---- DATASET SECTION

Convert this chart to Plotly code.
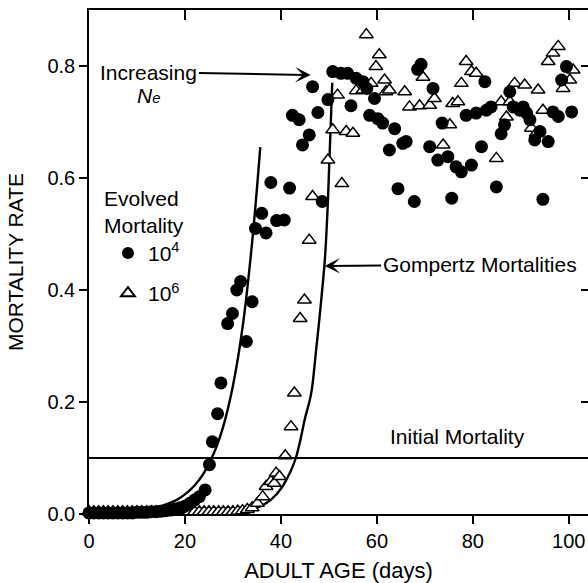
import plotly.graph_objects as go

# ---------------- data ----------------
age_1e4 = [0, 1, 2, 3, 4, 5, 6, 7, 8, 9, 10, 11, 12, 13, 14, 15, 16, 17, 18, 19, 20, 21, 22, 23,
           24.2, 25.1, 25.7, 26.8, 27.5, 28.9, 29.9, 30.8, 31.6, 32.8, 34.0, 34.7, 36.0, 36.9,
           37.9, 39.1, 40.7, 41.8, 42.4, 43.8, 44.5, 45.9, 46.6, 47.7, 48.6, 49.8, 50.8, 52.5,
           53.9, 54.6, 55.7, 57.1, 57.9, 58.5, 59.5, 60.2, 61.2, 62.6, 63.7, 64.4, 65.4, 66.1,
           67.8, 68.5, 69.2, 71.0, 71.7, 72.7, 73.6, 74.8, 75.6, 76.5, 77.6, 78.6, 79.7, 80.7,
           81.8, 82.5, 82.8, 83.8, 84.9, 85.9, 86.6, 87.7, 88.4, 89.8, 90.5, 91.2, 91.9, 92.9,
           94.0, 94.6, 95.7, 96.7, 97.8, 98.5, 99.5, 100.6]
mort_1e4 = [0.002, 0.002, 0.002, 0.002, 0.002, 0.002, 0.002, 0.002, 0.002, 0.002, 0.003, 0.003,
            0.003, 0.004, 0.004, 0.005, 0.006, 0.007, 0.009, 0.011, 0.014, 0.019, 0.025, 0.031,
            0.043, 0.088, 0.129, 0.179, 0.234, 0.340, 0.358, 0.400, 0.415, 0.308, 0.379, 0.510,
            0.537, 0.502, 0.592, 0.524, 0.525, 0.582, 0.712, 0.704, 0.659, 0.677, 0.763, 0.717,
            0.558, 0.740, 0.790, 0.787, 0.787, 0.729, 0.778, 0.772, 0.760, 0.712, 0.742, 0.706,
            0.698, 0.650, 0.688, 0.581, 0.662, 0.665, 0.558, 0.794, 0.803, 0.656, 0.760, 0.632,
            0.698, 0.638, 0.564, 0.620, 0.611, 0.712, 0.623, 0.716, 0.656, 0.772, 0.721, 0.727,
            0.584, 0.679, 0.695, 0.754, 0.727, 0.721, 0.727, 0.716, 0.704, 0.668, 0.683, 0.562,
            0.665, 0.718, 0.710, 0.775, 0.799, 0.718]

age_1e6 = [0, 1, 2, 3, 4, 5, 6, 7, 8, 9, 10, 11, 12, 13, 14, 15, 16, 17, 18, 19, 20, 21, 22, 23,
           24, 25, 26, 27, 28, 29, 30, 31, 32, 33, 34,
           35.1, 36.2, 36.9, 37.9, 38.6, 39.0, 39.7, 40.9, 42.1, 42.8, 44.0, 44.9, 45.9, 46.6,
           49.8, 50.8, 51.8, 52.7, 53.6, 55.0, 55.7, 57.1, 57.8, 58.8, 59.8, 60.5, 61.6, 61.9,
           62.6, 65.8, 66.8, 68.9, 69.6, 71.0, 72.0, 73.8, 75.2, 75.8, 76.9, 77.6, 78.6, 79.7,
           80.7, 84.9, 85.9, 87.0, 87.7, 88.7, 90.8, 92.2, 93.2, 93.6, 94.6, 95.7, 96.7, 97.8,
           98.8, 100.2, 100.9]
mort_1e6 = [0.004, 0.004, 0.004, 0.004, 0.004, 0.004, 0.004, 0.004, 0.004, 0.004, 0.004, 0.004,
            0.004, 0.004, 0.004, 0.004, 0.004, 0.004, 0.004, 0.004, 0.004, 0.004, 0.004, 0.004,
            0.004, 0.004, 0.004, 0.004, 0.004, 0.004, 0.004, 0.005, 0.006, 0.008, 0.011,
            0.019, 0.031, 0.049, 0.058, 0.055, 0.073, 0.067, 0.104, 0.156, 0.216, 0.349, 0.382,
            0.489, 0.567, 0.632, 0.686, 0.748, 0.590, 0.683, 0.680, 0.756, 0.757, 0.856, 0.769,
            0.799, 0.820, 0.775, 0.754, 0.757, 0.754, 0.727, 0.729, 0.780, 0.730, 0.742, 0.659,
            0.695, 0.733, 0.736, 0.769, 0.808, 0.790, 0.787, 0.635, 0.736, 0.709, 0.736, 0.769,
            0.766, 0.689, 0.680, 0.757, 0.721, 0.808, 0.823, 0.835, 0.760, 0.775, 0.793]

gomp_1e4_age = [0, 5, 10, 15, 18, 20, 22, 24, 26, 28, 30, 32, 34, 35.7]
gomp_1e4_mort = [0.001, 0.002, 0.005, 0.014, 0.024, 0.035, 0.051, 0.074, 0.108, 0.157, 0.229,
                 0.333, 0.485, 0.655]

gomp_1e6_age = [0, 20, 30, 34, 36, 38, 40, 42, 43.1, 44, 45, 46.3, 47.3, 48.4, 49.2, 49.8, 50.7]
gomp_1e6_mort = [0.0, 0.0003, 0.003, 0.009, 0.015, 0.026, 0.045, 0.076, 0.100, 0.130, 0.170,
                 0.215, 0.290, 0.382, 0.460, 0.560, 0.770]

initial_age = [0, 104]
initial_mort = [0.1, 0.1]

x_ticks = [0, 20, 40, 60, 80, 100]
y_ticks = [0.0, 0.2, 0.4, 0.6, 0.8]
y_ticktext = ["0.0", "0.2", "0.4", "0.6", "0.8"]

# ---------------- figure ----------------
FONT = "Liberation Sans, Arial, Helvetica, sans-serif"
X_RANGE = [0, 104]
Y_RANGE = [0, 0.9]

fig = go.Figure()

fig.add_trace(go.Scatter(x=gomp_1e4_age, y=gomp_1e4_mort, mode="lines",
                         line=dict(color="black", width=2.4, shape="spline"),
                         showlegend=False, hoverinfo="skip"))
fig.add_trace(go.Scatter(x=gomp_1e6_age, y=gomp_1e6_mort, mode="lines",
                         line=dict(color="black", width=2.4, shape="spline"),
                         showlegend=False, hoverinfo="skip"))
fig.add_trace(go.Scatter(x=initial_age, y=initial_mort, mode="lines",
                         line=dict(color="black", width=1.8),
                         xaxis="x2", yaxis="y2",
                         showlegend=False, hoverinfo="skip"))

fig.add_trace(go.Scatter(x=age_1e6, y=mort_1e6, mode="markers", name="10<sup>6</sup>",
                         marker=dict(symbol="triangle-up", size=12, color="white",
                                     line=dict(color="black", width=1.5)),
                         cliponaxis=False, legendgroup="b", legendrank=2))
fig.add_trace(go.Scatter(x=age_1e4, y=mort_1e4, mode="markers", name="10<sup>4</sup>",
                         marker=dict(symbol="circle", size=13, color="black",
                                     line=dict(color="black", width=0)),
                         cliponaxis=False, legendgroup="a", legendrank=1))

axis_common = dict(showgrid=False, zeroline=False, linecolor="black", linewidth=1.5,
                   tickcolor="black", tickwidth=1.5)

fig.update_layout(
    width=588, height=583,
    margin=dict(l=89, r=0, t=10, b=69),
    plot_bgcolor="white", paper_bgcolor="white",
    font=dict(family=FONT, size=21, color="black"),
    xaxis=dict(range=X_RANGE, tickvals=x_ticks, ticks="outside", ticklen=8,
               showline=True, tickfont=dict(size=20),
               title=dict(text="ADULT AGE (days)", font=dict(size=22), standoff=14),
               **axis_common),
    yaxis=dict(range=Y_RANGE, tickvals=y_ticks, ticktext=y_ticktext, ticks="outside",
               ticklen=8, showline=True, tickfont=dict(size=20),
               title=dict(text="MORTALITY RATE", font=dict(size=21), standoff=18),
               **axis_common),
    xaxis2=dict(range=X_RANGE, tickvals=x_ticks, ticks="inside", ticklen=10,
                overlaying="x", side="top", anchor="y2", showline=True,
                showticklabels=False, **axis_common),
    yaxis2=dict(range=Y_RANGE, tickvals=y_ticks, ticks="inside", ticklen=7,
                overlaying="y", side="right", anchor="x2", showline=False,
                showticklabels=False, **axis_common),
    legend=dict(x=0.038, y=0.558, xanchor="left", yanchor="top",
                bgcolor="rgba(0,0,0,0)", font=dict(size=21),
                tracegroupgap=10, itemsizing="constant"),
    showlegend=True,
)

arrow_common = dict(showarrow=True, arrowhead=3, arrowwidth=2, arrowsize=1.3,
                    arrowcolor="black", axref="x", ayref="y", xref="x", yref="y",
                    font=dict(size=21))

fig.add_annotation(text="Increasing", x=46.2, y=0.784, ax=12.5, ay=0.789, **arrow_common)
fig.add_annotation(text="<i>N<span style='font-size:15px'>e</span></i>", x=12.5, y=0.748,
                   xref="x", yref="y", showarrow=False, font=dict(size=21))
fig.add_annotation(text="Gompertz Mortalities", x=49.1, y=0.443, ax=81.4, ay=0.445,
                   **arrow_common)
fig.add_annotation(text="Initial Mortality", x=76.8, y=0.139, xref="x", yref="y",
                   showarrow=False, font=dict(size=21))
fig.add_annotation(text="Evolved<br>Mortality", x=0.026, y=0.600, xref="paper", yref="paper",
                   xanchor="left", yanchor="middle", align="left", showarrow=False,
                   font=dict(size=21))

fig.write_html("out.html")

--------

JOB
Restate the material word for word from its first line through the line containing "import plotly.graph_objects as go", both included; the pictures do not belong in it.

COMPLETE ANSWER
Convert this chart to Plotly code.
import plotly.graph_objects as go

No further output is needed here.